- SHORT EXERCISE: Leaving out all pictures, reproduce the entries below exactly, from the first line through the line that contains "import plotly.graph_objects as go".

- SUPPLIED ENTRIES:

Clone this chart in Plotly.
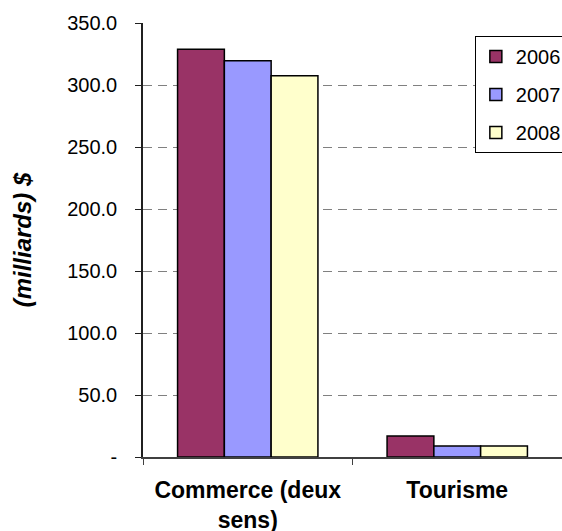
import plotly.graph_objects as go

categories = ["Commerce (deux<br>sens)", "Tourisme"]
years = ["2006", "2007", "2008"]
values_2006 = [328.8, 16.9]
values_2007 = [319.6, 8.9]
values_2008 = [307.5, 8.9]
colors = ["#993366", "#9999FF", "#FFFFCC"]
y_tickvals = [0, 50, 100, 150, 200, 250, 300, 350]
y_ticktext = ["-", "50.0", "100.0", "150.0", "200.0", "250.0", "300.0", "350.0"]

series = [values_2006, values_2007, values_2008]

fig = go.Figure()
for i, (yr, vals) in enumerate(zip(years, series)):
    fig.add_trace(go.Bar(
        x=categories, y=vals, name=yr,
        marker=dict(color=colors[i], line=dict(color="black", width=1.5)),
        legendgroup=yr,
    ))

font_family = "Liberation Sans, Arial, sans-serif"

fig.update_layout(
    width=562, height=531,
    margin=dict(l=143, r=0, t=23, b=74, autoexpand=False),
    paper_bgcolor="white", plot_bgcolor="white",
    barmode="group", bargap=0.33, bargroupgap=0,
    font=dict(family=font_family, color="black", size=20),
    showlegend=True,
    legend=dict(
        x=0.792, xanchor="left", y=0.970, yanchor="top",
        bordercolor="black", borderwidth=1, bgcolor="white",
        font=dict(size=20), tracegroupgap=9,
    ),
    xaxis=dict(
        type="category",
        showline=True, linecolor="#404040", linewidth=2,
        ticks="outside", tickson="boundaries", ticklen=6, tickcolor="#404040",
        tickfont=dict(size=23, family=font_family, weight="bold"),
        ticklabelstandoff=11,
        showgrid=False,
    ),
    xaxis2=dict(
        overlaying="x", side="top", showline=True, linecolor="#888888",
        linewidth=1.5, showticklabels=False, ticks="", showgrid=False,
    ),
    yaxis=dict(
        range=[0, 350], tickvals=y_tickvals, ticktext=y_ticktext,
        showline=True, linecolor="#202020", linewidth=1.5,
        ticks="outside", ticklen=6, tickcolor="#202020",
        ticklabelstandoff=14,
        showgrid=True, gridcolor="#808080", gridwidth=1, griddash="9px,6px",
        zeroline=False,
        title=dict(text="<b><i>(milliards) $</i></b>", font=dict(size=24), standoff=29),
    ),
)

fig.write_html(
    "out.html",
    config={"displayModeBar": False},
    post_script="document.body.style.margin='0';document.body.style.overflow='hidden';",
)
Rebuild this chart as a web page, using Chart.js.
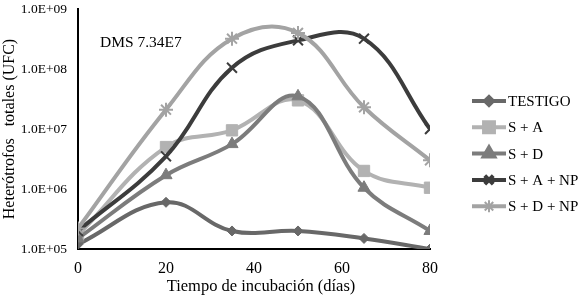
<!DOCTYPE html>
<html>
<head>
<meta charset="utf-8">
<script src="https://cdn.jsdelivr.net/npm/chart.js@4/dist/chart.umd.min.js"></script>
<style>
  body { margin: 0; background: #fff; }
  #wrap { width: 580px; height: 296px; }
</style>
</head>
<body>
<div id="wrap"><canvas id="grafica"></canvas></div>
<script>
// dias de incubacion
const dias = [0, 20, 35, 50, 65, 80];
const series = ["TESTIGO", "S + A", "S + D", "S + A + NP", "S + D + NP"];

const testigo = [1.2e5, 6.0e5, 2.0e5, 2.0e5, 1.5e5, 1.0e5];
const sA      = [1.7e5, 5.0e6, 9.5e6, 3.0e7, 2.0e6, 1.05e6];
const sD      = [1.5e5, 1.7e6, 5.6e6, 3.5e7, 1.05e6, 2.0e5];
const sANP    = [2.0e5, 3.5e6, 1.05e8, 3.0e8, 3.2e8, 1.0e7];
const sDNP    = [2.2e5, 2.1e7, 3.2e8, 4.0e8, 2.3e7, 3.0e6];

const yTicks = [1e5, 1e6, 1e7, 1e8, 1e9];
const xTicks = [0, 20, 40, 60, 80];

const colores = ["#686868", "#b2b2b2", "#7c7c7c", "#3c3c3c", "#a3a3a3"];
const marcas = ["rectRot", "rect", "triangle", "crossRot", "star"];
const tam = [5, 8, 7, 7, 7];
const valores = [testigo, sA, sD, sANP, sDNP];

const fuente = "'Liberation Serif', 'Times New Roman', serif";

function etiquetaExp(v) {
    const e = Math.round(Math.log10(v));
    return "1.0E+" + String(e).padStart(2, "0");
}

function grosor(i) {
    return marcas[i] === "crossRot" || marcas[i] === "star" ? 2 : 1;
}

// leyenda con linea y marcador, a la derecha + textos sueltos
const leyenda = {
    id: "leyenda",
    afterDraw(chart) {
        const ctx = chart.ctx;
        ctx.save();
        series.forEach((nombre, i) => {
            const y = 101 + i * 26.3;
            ctx.strokeStyle = colores[i];
            ctx.fillStyle = colores[i];
            ctx.lineWidth = 4;
            ctx.beginPath();
            ctx.moveTo(472, y);
            ctx.lineTo(506, y);
            ctx.stroke();
            const r = tam[i] - 1;
            if (marcas[i] === "star") {
                // asterisco a mano
                ctx.lineWidth = 2;
                ctx.beginPath();
                for (let k = 0; k < 4; k++) {
                    const a = k * Math.PI / 4;
                    ctx.moveTo(489 - r * Math.cos(a), y - r * Math.sin(a));
                    ctx.lineTo(489 + r * Math.cos(a), y + r * Math.sin(a));
                }
                ctx.stroke();
            } else {
                Chart.helpers.drawPoint(ctx, {
                    pointStyle: marcas[i],
                    rotation: 0,
                    radius: r,
                    borderWidth: grosor(i)
                }, 489, y);
            }
            ctx.fillStyle = "#000";
            ctx.font = "15px " + fuente;
            ctx.textBaseline = "middle";
            ctx.textAlign = "left";
            ctx.fillText(nombre, 508, y + 1);
        });
        ctx.font = "15.5px " + fuente;
        ctx.fillText("DMS 7.34E7", 100, 43);
        ctx.font = "16.5px " + fuente;
        ctx.textAlign = "center";
        ctx.fillText("Tiempo de incubación (días)", 261, 287);
        ctx.restore();
    }
};

const ctx = document.getElementById("grafica").getContext("2d");
new Chart(ctx, {
    type: "line",
    data: {
        datasets: series.map((nombre, i) => ({
            label: nombre,
            data: dias.map((d, j) => ({ x: d, y: valores[i][j] })),
            borderColor: colores[i],
            backgroundColor: colores[i],
            pointBorderColor: colores[i],
            pointStyle: marcas[i],
            pointRadius: tam[i],
            pointBorderWidth: grosor(i),
            borderWidth: 4,
            tension: 0.4,
            fill: false,
            order: 5 - i
        }))
    },
    options: {
        responsive: true,
        maintainAspectRatio: false,
        animation: false,
        layout: { padding: { top: 8, right: 150, left: 0, bottom: 0 } },
        plugins: {
            legend: { display: false },
            tooltip: { enabled: false }
        },
        scales: {
            x: {
                type: "linear",
                min: 0,
                max: 80,
                afterBuildTicks: axis => { axis.ticks = xTicks.map(v => ({ value: v })); },
                afterFit: axis => { axis.height = 47; },
                grid: { display: false, drawTicks: false },
                border: { color: "#000", width: 2 },
                ticks: { color: "#000", font: { family: fuente, size: 16 }, padding: 10 }
            },
            y: {
                type: "logarithmic",
                min: 1e5,
                max: 1e9,
                afterBuildTicks: axis => { axis.ticks = yTicks.map(v => ({ value: v })); },
                afterFit: axis => {
                    axis.width = 78;
                    axis.paddingTop = 0;
                    axis.paddingBottom = 0;
                },
                grid: { display: false, drawTicks: false },
                border: { color: "#000", width: 2 },
                ticks: {
                    color: "#000",
                    font: { family: fuente, size: 13.5 },
                    padding: 11,
                    callback: v => etiquetaExp(v)
                },
                title: {
                    display: true,
                    text: "Heterótrofos   totales (UFC)",
                    color: "#000",
                    font: { family: fuente, size: 16 },
                    padding: { top: 0, bottom: 0 }
                }
            }
        }
    },
    plugins: [leyenda]
});
</script>
</body>
</html>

- CORRECT RESULT:
Clone this chart in Plotly.
import plotly.graph_objects as go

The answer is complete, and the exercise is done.